SkyCity shares had their biggest same-day rise yesterday - up almost 30 per cent at one point. By 10.10am the shares had leaped 10 per cent.

Imagine having to go back to clients and tell them you sold their stock immediately after the release announcement. There are certainly a few brokers who were caught out that way ... and they ain't happy.

What's frustrating is that it isn't that hard to put a stock on trading halt for a couple of hours to let the market catch up.

GPG also owed it to the many loyal small investors who can't be expected to monitor every bit of corporate news out of Europe. On the New Zealand market the NZX website is the first port of call.

The airport case is the least clear cut. There are some complex strategies being played out by several interested parties at present.
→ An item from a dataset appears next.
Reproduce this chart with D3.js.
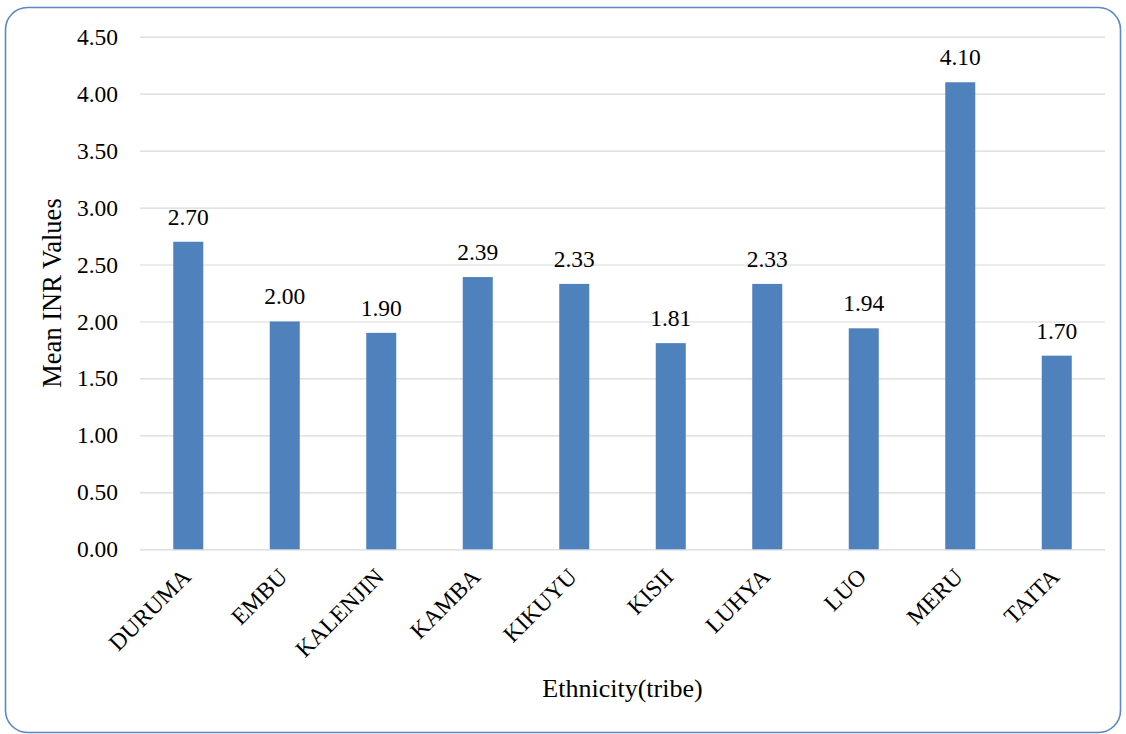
<!DOCTYPE html>
<html>
<head>
<meta charset="utf-8">
<script src="https://cdn.jsdelivr.net/npm/d3@7"></script>
<style>
  html, body { margin: 0; padding: 0; background: #fff; }
  svg { display: block; }
  svg text { font-family: 'Liberation Serif', 'Times New Roman', serif !important; fill: #000; }
</style>
</head>
<body>
<svg id="chart" width="1126" height="734"></svg>
<script>
// Mean INR value per ethnic group
const tribes = ["DURUMA", "EMBU", "KALENJIN", "KAMBA", "KIKUYU", "KISII", "LUHYA", "LUO", "MERU", "TAITA"];
const meanINR = [2.70, 2.00, 1.90, 2.39, 2.33, 1.81, 2.33, 1.94, 4.10, 1.70];
const yTicks = [0, 0.5, 1, 1.5, 2, 2.5, 3, 3.5, 4, 4.5];

const SERIF = "'Liberation Serif', 'Times New Roman', serif";
const svg = d3.select("#chart");
const plot = { left: 140, right: 1105, top: 36.7, bottom: 549.3 };

// outer frame with rounded corners
svg.append("rect")
  .attr("x", 5.5).attr("y", 7.5)
  .attr("width", 1115).attr("height", 725)
  .attr("rx", 22).attr("ry", 22)
  .attr("fill", "#fff")
  .attr("stroke", "#5a87c5")
  .attr("stroke-width", 1.6);

const x = d3.scaleBand()
  .domain(tribes)
  .range([plot.left, plot.right])
  .paddingInner(0.689)
  .paddingOuter(0.3445);

const y = d3.scaleLinear()
  .domain([0, 4.5])
  .range([plot.bottom, plot.top]);

// horizontal gridlines and value axis labels
const yAxis = d3.axisLeft(y)
  .tickValues(yTicks)
  .tickFormat(d3.format(".2f"))
  .tickSize(-(plot.right - plot.left))
  .tickPadding(22);

const gy = svg.append("g")
  .attr("transform", `translate(${plot.left},0)`)
  .call(yAxis)
  .attr("font-family", null)
  .attr("font-size", null);
gy.select(".domain").remove();
gy.selectAll(".tick line").attr("stroke", "#d9d9d9").attr("stroke-width", 1.2);
gy.selectAll(".tick text")
  .style("font-family", SERIF)
  .style("font-size", "23.5px")
  .attr("fill", "#000");

// bars
const data = tribes.map((t, i) => ({ tribe: t, value: meanINR[i] }));
svg.append("g").selectAll("rect")
  .data(data)
  .join("rect")
  .attr("x", d => x(d.tribe))
  .attr("y", d => y(d.value))
  .attr("width", x.bandwidth())
  .attr("height", d => y(0) - y(d.value))
  .attr("fill", "#4f81bd");

// value labels above bars
svg.append("g").selectAll("text")
  .data(data)
  .join("text")
  .attr("x", d => x(d.tribe) + x.bandwidth() / 2)
  .attr("y", d => y(d.value) - 17)
  .attr("text-anchor", "middle")
  .style("font-family", SERIF)
  .style("font-size", "23.5px")
  .text(d => d.value.toFixed(2));

// category axis: rotated labels
const xAxis = d3.axisBottom(x).tickSize(0).tickPadding(0);
const gx = svg.append("g")
  .attr("transform", `translate(0,${plot.bottom})`)
  .call(xAxis)
  .attr("font-family", null)
  .attr("font-size", null);
gx.select(".domain").remove();
gx.selectAll(".tick text")
  .style("font-family", SERIF)
  .style("font-size", "23.5px")
  .attr("fill", "#000")
  .attr("text-anchor", "end")
  .attr("y", 0)
  .attr("dy", "0.72em")
  .attr("transform", "translate(-8,17) rotate(-45)");

// axis titles
svg.append("text")
  .attr("x", (plot.left + plot.right) / 2)
  .attr("y", 697)
  .attr("text-anchor", "middle")
  .style("font-family", SERIF)
  .style("font-size", "26px")
  .text("Ethnicity(tribe)");

svg.append("text")
  .attr("transform", `translate(61,${(plot.top + plot.bottom) / 2}) rotate(-90)`)
  .attr("text-anchor", "middle")
  .style("font-family", SERIF)
  .style("font-size", "26.5px")
  .text("Mean INR Values");
</script>
</body>
</html>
Brook Asset Management's Simon Botherway and a few other senior figures are also less than happy with the way the Canadian investment board handled its disclosure - no formal offer and pricing delivered by media release.

But the argument coming from the Canadian quarter is that they had picked up buying action by a potential rival and needed to get their price to the market quickly to ensure no one sold stock cheaply.

Infratil may or may not be still buying, it obviously hasn't added much to its 6.2 per cent stake because it now needs to disclose at every additional 1 per cent.

Just what Infratil's Lloyd Morrison is up to is the missing piece in the airport puzzle. Any suggestion that he was in bed with the Canadians seems to have been blown out of the water.

He's playing his cards close to his chest, but you can bet last year's New Zealand Herald Business Leader of the Year has some kind of grand plan.